Screening today at the ROM theatre at 7:00pm is this amazing, important, and emotionally involving film that introduces us to the Tripathi family.
In the early months of 2013, their youngest son, Sunil, a Brown University student left his home in Providence one night, and disappeared. The family was distraught, but organized, and welcoming the help of friends and volunteers they launched a full-scale hunt to find him, a young man who was suffering from the mental illness of depression.
Intercut with the history of Sunil and his family, both the happy and the sad, is shots of a phone on the floor, and messages from news outlets all over America asking if the family would like to comment or tell their side of the story as their hunt spun viciously out of control plunging them into a hell few of us can imagine, nor likely weather.
Using social media to drive their search, they create a Facebook page, YouTube videos, they tweet, they approach the media, trying to make use of every avenue to find their beloved family member. A brilliant use of new media. Then, a month into their search, the Marathon Bombing in Boston occurred, and someone there amongst the ether of the internet suggested that Sunil bore a resemblance to Suspect #2.

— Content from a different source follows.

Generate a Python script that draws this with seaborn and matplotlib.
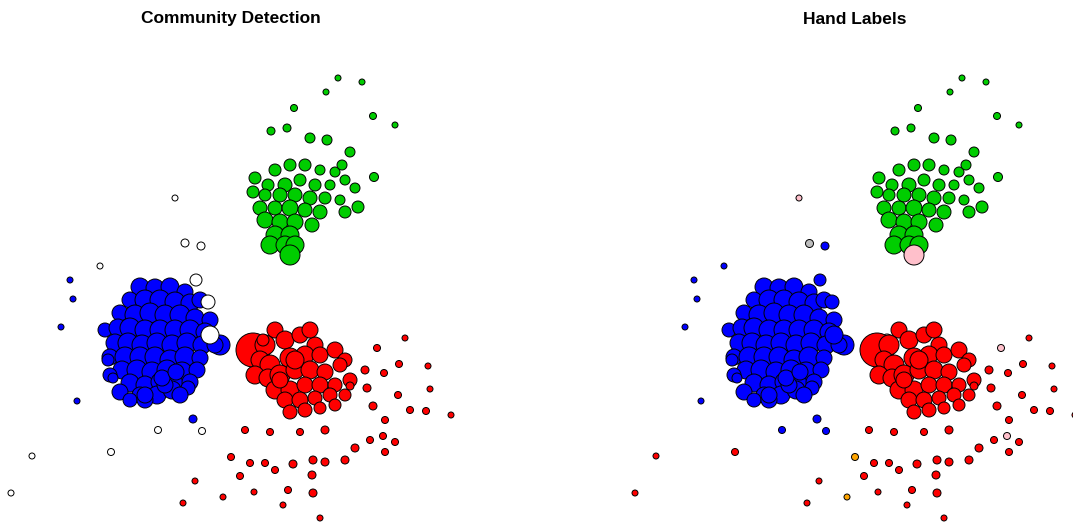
import matplotlib
matplotlib.use("Agg")
import matplotlib.pyplot as plt
import seaborn as sns
import pandas as pd

sns.set_style("white")

green_x = [338,362,326,294,373,395,271,287,310,327,374,
           290,305,275,320,335,350,342,255,268,285,300,315,330,345,355,253,265,280,295,310,325,340,358,
           260,275,290,305,320,345,265,280,295,312,275,290,270,285,295,290]
green_y = [78,82,92,108,116,125,131,128,138,140,177,
           165,165,170,170,172,152,165,178,185,185,180,185,185,180,188,192,195,195,195,198,198,200,207,
           208,208,208,210,212,212,220,222,222,225,235,235,245,245,245,255]
green_r = [3,3,3,3.5,3.5,3,4,4,5,5,4.5,
           6,6,6,5,5,5,5,6,6,7,6,6,5,5,5,6,6,7,7,7,6,5,6,
           7,7,8,7,7,6,8,8,8,7,9,9,9,9,9,10]

blue_x = [70,73,61,77,193,
          140,155,170,185,130,145,160,175,190,200,120,135,150,165,180,195,210,
          105,118,130,145,160,175,190,205,220,115,128,142,157,172,187,202,215,
          110,125,140,155,170,185,200,122,137,152,167,182,197,
          110,130,145,160,175,190,120,140,157,172,188,130,145,165,180,145,162,176,
          108,113]
blue_y = [280,299,327,401,419,
          287,288,287,292,300,300,300,302,303,300,313,315,313,315,315,318,320,
          330,328,328,330,330,330,330,332,345,343,343,345,343,345,343,345,345,
          357,357,357,357,360,357,358,370,370,372,370,372,370,
          375,383,385,382,385,382,392,395,395,390,388,400,400,385,395,395,378,372,
          360,378]
blue_r = [3,3,3,3,4,
          9,9,9,8,8,10,10,10,9,8,8,10,10,10,10,9,8,
          7,9,10,10,10,10,10,9,10,9,10,10,10,10,10,9,8,
          8,10,10,10,10,10,8,9,10,10,10,10,8,
          7,9,9,9,9,8,8,8,9,9,7,7,8,8,8,8,8,8,
          6,5]

white_x = [175,185,201,100,196,208,210,158,202,111,32,11]
white_y = [198,243,246,266,280,302,335,430,431,452,456,493]
white_r = [3,4,4,3,6,7,9,3.5,3.5,3.5,3,3]
white_hand = ["pink","#BEBEBE","blue","blue","blue","blue","blue","blue","blue","red","red","red"]

red_x = [253,275,265,285,300,315,260,270,290,305,320,335,345,255,268,280,295,310,325,340,
         275,290,305,320,335,350,285,300,315,330,345,290,305,320,335,280,295,310,
         405,377,399,428,365,384,350,367,430,398,373,410,426,451,385,245,270,300,325,370,395,355,
         231,250,265,293,313,325,345,385,240,275,312,195,223,254,288,313,183,283,320]
red_y = [350,330,345,340,335,345,360,365,358,355,355,350,360,375,378,375,370,370,372,365,
         390,390,385,385,385,380,400,400,398,395,395,412,410,408,405,380,360,330,
         338,348,364,366,370,373,386,388,389,395,406,410,411,415,420,430,432,432,430,440,442,448,
         457,463,463,464,460,462,460,452,476,470,475,481,497,492,490,493,503,505,518]
red_r = [17,8,10,9,8,8,9,10,10,9,8,8,7,9,9,10,9,9,8,7,
         9,9,8,8,7,7,8,8,7,7,6,7,7,6,6,8,9,8,
         3,3.5,3.5,3,4,3.5,4,4,3,3.5,4,3.5,3.5,3,3.5,3.5,3.5,3.5,4,3.5,3.5,4,
         3.5,3.5,3.5,4,4,4,4,3.5,3.5,3.5,4,3,3,3,3.5,4,3,3,3]

rows = []
for x, y, r in zip(green_x, green_y, green_r):
    rows.append((x, y, r, "#00CD00", "#00CD00"))
rows[-1] = (rows[-1][0], rows[-1][1], rows[-1][2], "#00CD00", "pink")
for x, y, r in zip(blue_x, blue_y, blue_r):
    rows.append((x, y, r, "blue", "blue"))
for x, y, r, h in zip(white_x, white_y, white_r, white_hand):
    rows.append((x, y, r, "white", h))
hand_special = {(231, 457): "orange", (223, 497): "orange", (377, 348): "pink"}
for x, y, r in zip(red_x, red_y, red_r):
    rows.append((x, y, r, "red", hand_special.get((x, y), "red")))
rows.append((263, 340, 6, "red", "pink"))
rows.append((383, 436, 3.5, "red", "pink"))

df = pd.DataFrame(rows, columns=["x", "y", "r", "comm", "hand"])
df["s"] = (1.44 * df["r"]) ** 2

fig = plt.figure(figsize=(10.73, 5.24), dpi=100)
axL = fig.add_axes([0, 0, 0.5, 1])
axR = fig.add_axes([0.5, 0, 0.5, 1])
for ax, col, xlim, title, tx in [(axL, "comm", (0, 536.5), "Community Detection", 231),
                                 (axR, "hand", (-87.5, 449), "Hand Labels", 855)]:
    for c, sub in df.groupby(col, sort=False):
        sns.scatterplot(data=sub, x="x", y="y", s=sub["s"].values, color=c,
                        edgecolor="black", linewidth=0.7, ax=ax, legend=False, clip_on=False)
    ax.set_xlim(*xlim)
    ax.set_ylim(524, 0)
    ax.axis("off")
    fig.text(tx / 1073, 1 - 19 / 524, title, ha="center", va="center", fontsize=12.5,
             fontweight="bold", color="black", family=["Liberation Sans", "DejaVu Sans"])
fig.savefig("out.png", dpi=100)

Like that, social media, and even news outlets turned on the family, there was no true examination of the pictures, just merely rabble-rousing, the banding together of a virtual mob and a cyber-age witch hunt got under way, where facts don’t matter, only the will of the mob. In this case a large group of scared and angry Americans who let their xenophobia show as the Tripathi Facebook page, Twitter and Reddit came to life with message not only of hate, but of violence, directed against a beautiful and strong family who simply wanted to be whole again.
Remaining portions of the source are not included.